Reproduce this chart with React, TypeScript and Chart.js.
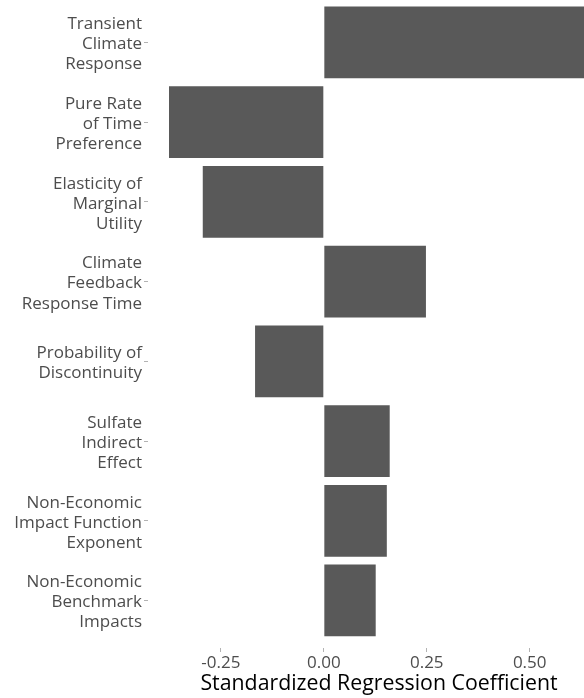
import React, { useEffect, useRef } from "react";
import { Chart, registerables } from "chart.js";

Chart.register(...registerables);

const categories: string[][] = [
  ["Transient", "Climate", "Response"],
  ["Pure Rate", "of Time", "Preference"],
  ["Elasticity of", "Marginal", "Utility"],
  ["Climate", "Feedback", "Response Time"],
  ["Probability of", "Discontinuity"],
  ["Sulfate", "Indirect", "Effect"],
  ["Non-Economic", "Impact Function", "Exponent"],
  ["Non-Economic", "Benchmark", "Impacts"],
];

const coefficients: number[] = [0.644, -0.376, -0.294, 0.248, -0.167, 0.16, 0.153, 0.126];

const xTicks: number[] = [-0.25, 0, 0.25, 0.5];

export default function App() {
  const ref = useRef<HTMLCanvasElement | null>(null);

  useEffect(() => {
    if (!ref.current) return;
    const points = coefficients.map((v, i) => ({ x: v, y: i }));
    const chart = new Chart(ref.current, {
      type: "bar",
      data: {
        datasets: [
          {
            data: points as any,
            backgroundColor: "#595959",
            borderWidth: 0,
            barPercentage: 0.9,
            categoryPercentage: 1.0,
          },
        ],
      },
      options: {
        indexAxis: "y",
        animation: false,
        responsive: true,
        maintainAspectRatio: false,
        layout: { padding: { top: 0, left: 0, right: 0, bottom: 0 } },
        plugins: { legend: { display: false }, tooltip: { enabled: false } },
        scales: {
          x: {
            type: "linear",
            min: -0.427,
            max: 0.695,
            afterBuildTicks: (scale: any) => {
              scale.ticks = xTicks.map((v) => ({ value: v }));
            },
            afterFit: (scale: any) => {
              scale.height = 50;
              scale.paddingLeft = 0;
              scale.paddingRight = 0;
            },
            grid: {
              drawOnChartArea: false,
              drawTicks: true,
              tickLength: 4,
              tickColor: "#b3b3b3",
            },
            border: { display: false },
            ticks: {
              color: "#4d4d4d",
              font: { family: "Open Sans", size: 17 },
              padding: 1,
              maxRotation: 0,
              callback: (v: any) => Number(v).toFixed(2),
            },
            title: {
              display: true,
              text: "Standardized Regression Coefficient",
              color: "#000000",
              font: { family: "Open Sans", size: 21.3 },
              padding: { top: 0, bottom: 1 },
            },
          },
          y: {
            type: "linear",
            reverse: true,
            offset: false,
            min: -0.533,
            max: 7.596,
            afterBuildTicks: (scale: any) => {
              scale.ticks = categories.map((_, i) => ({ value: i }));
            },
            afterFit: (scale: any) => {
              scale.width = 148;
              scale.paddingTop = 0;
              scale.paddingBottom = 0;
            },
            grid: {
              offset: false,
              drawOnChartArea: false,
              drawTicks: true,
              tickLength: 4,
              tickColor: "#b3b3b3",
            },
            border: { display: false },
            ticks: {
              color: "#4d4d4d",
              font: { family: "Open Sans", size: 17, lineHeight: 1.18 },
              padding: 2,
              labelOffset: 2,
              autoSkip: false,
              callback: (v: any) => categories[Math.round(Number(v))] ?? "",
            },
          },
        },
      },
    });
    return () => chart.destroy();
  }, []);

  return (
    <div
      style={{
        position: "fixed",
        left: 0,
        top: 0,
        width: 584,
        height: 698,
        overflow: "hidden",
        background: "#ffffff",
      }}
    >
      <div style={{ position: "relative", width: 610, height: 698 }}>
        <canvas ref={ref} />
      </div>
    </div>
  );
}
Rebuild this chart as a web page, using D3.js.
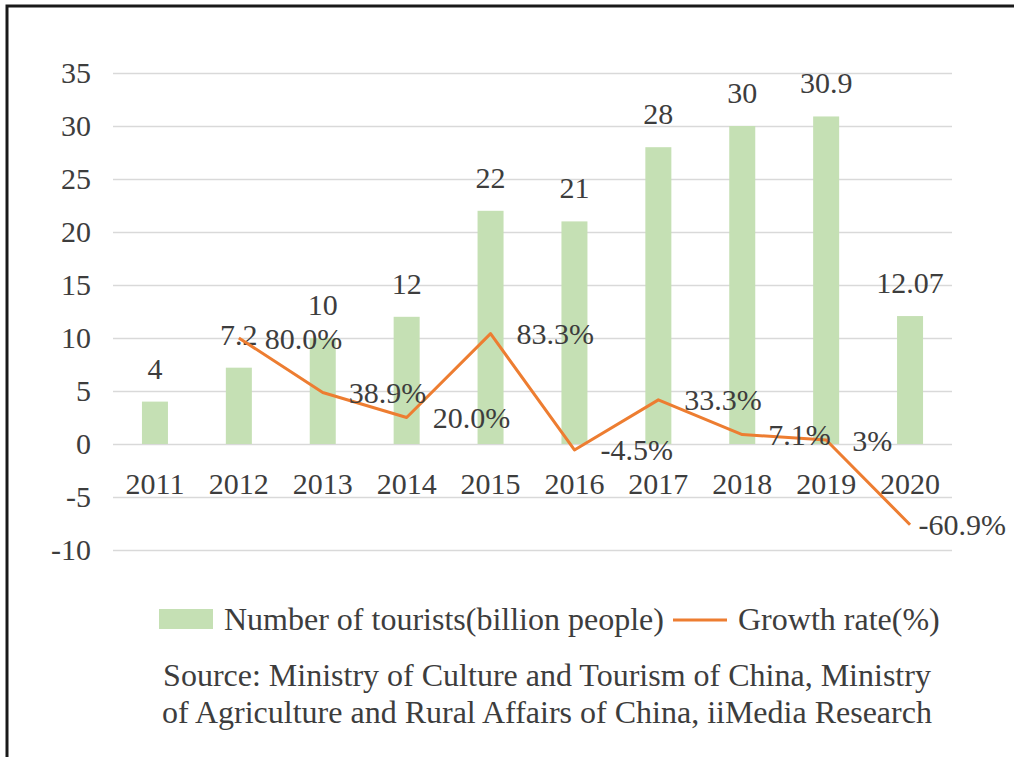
::::::::::
REQUIREMENTS -> Reproduce the full listing faithfully, but do not carry over any pictures.

COMPLETE OUTPUT ->
Reproduce this chart with React, TypeScript and Chart.js.
import React, { useEffect, useRef } from "react";
import { Chart, registerables } from "chart.js";

Chart.register(...registerables);

const categories: string[][] = [
  ["Transient", "Climate", "Response"],
  ["Pure Rate", "of Time", "Preference"],
  ["Elasticity of", "Marginal", "Utility"],
  ["Climate", "Feedback", "Response Time"],
  ["Probability of", "Discontinuity"],
  ["Sulfate", "Indirect", "Effect"],
  ["Non-Economic", "Impact Function", "Exponent"],
  ["Non-Economic", "Benchmark", "Impacts"],
];

const coefficients: number[] = [0.644, -0.376, -0.294, 0.248, -0.167, 0.16, 0.153, 0.126];

const xTicks: number[] = [-0.25, 0, 0.25, 0.5];

export default function App() {
  const ref = useRef<HTMLCanvasElement | null>(null);

  useEffect(() => {
    if (!ref.current) return;
    const points = coefficients.map((v, i) => ({ x: v, y: i }));
    const chart = new Chart(ref.current, {
      type: "bar",
      data: {
        datasets: [
          {
            data: points as any,
            backgroundColor: "#595959",
            borderWidth: 0,
            barPercentage: 0.9,
            categoryPercentage: 1.0,
          },
        ],
      },
      options: {
        indexAxis: "y",
        animation: false,
        responsive: true,
        maintainAspectRatio: false,
        layout: { padding: { top: 0, left: 0, right: 0, bottom: 0 } },
        plugins: { legend: { display: false }, tooltip: { enabled: false } },
        scales: {
          x: {
            type: "linear",
            min: -0.427,
            max: 0.695,
            afterBuildTicks: (scale: any) => {
              scale.ticks = xTicks.map((v) => ({ value: v }));
            },
            afterFit: (scale: any) => {
              scale.height = 50;
              scale.paddingLeft = 0;
              scale.paddingRight = 0;
            },
            grid: {
              drawOnChartArea: false,
              drawTicks: true,
              tickLength: 4,
              tickColor: "#b3b3b3",
            },
            border: { display: false },
            ticks: {
              color: "#4d4d4d",
              font: { family: "Open Sans", size: 17 },
              padding: 1,
              maxRotation: 0,
              callback: (v: any) => Number(v).toFixed(2),
            },
            title: {
              display: true,
              text: "Standardized Regression Coefficient",
              color: "#000000",
              font: { family: "Open Sans", size: 21.3 },
              padding: { top: 0, bottom: 1 },
            },
          },
          y: {
            type: "linear",
            reverse: true,
            offset: false,
            min: -0.533,
            max: 7.596,
            afterBuildTicks: (scale: any) => {
              scale.ticks = categories.map((_, i) => ({ value: i }));
            },
            afterFit: (scale: any) => {
              scale.width = 148;
              scale.paddingTop = 0;
              scale.paddingBottom = 0;
            },
            grid: {
              offset: false,
              drawOnChartArea: false,
              drawTicks: true,
              tickLength: 4,
              tickColor: "#b3b3b3",
            },
            border: { display: false },
            ticks: {
              color: "#4d4d4d",
              font: { family: "Open Sans", size: 17, lineHeight: 1.18 },
              padding: 2,
              labelOffset: 2,
              autoSkip: false,
              callback: (v: any) => categories[Math.round(Number(v))] ?? "",
            },
          },
        },
      },
    });
    return () => chart.destroy();
  }, []);

  return (
    <div
      style={{
        position: "fixed",
        left: 0,
        top: 0,
        width: 584,
        height: 698,
        overflow: "hidden",
        background: "#ffffff",
      }}
    >
      <div style={{ position: "relative", width: 610, height: 698 }}>
        <canvas ref={ref} />
      </div>
    </div>
  );
}
Rebuild this chart as a web page, using D3.js.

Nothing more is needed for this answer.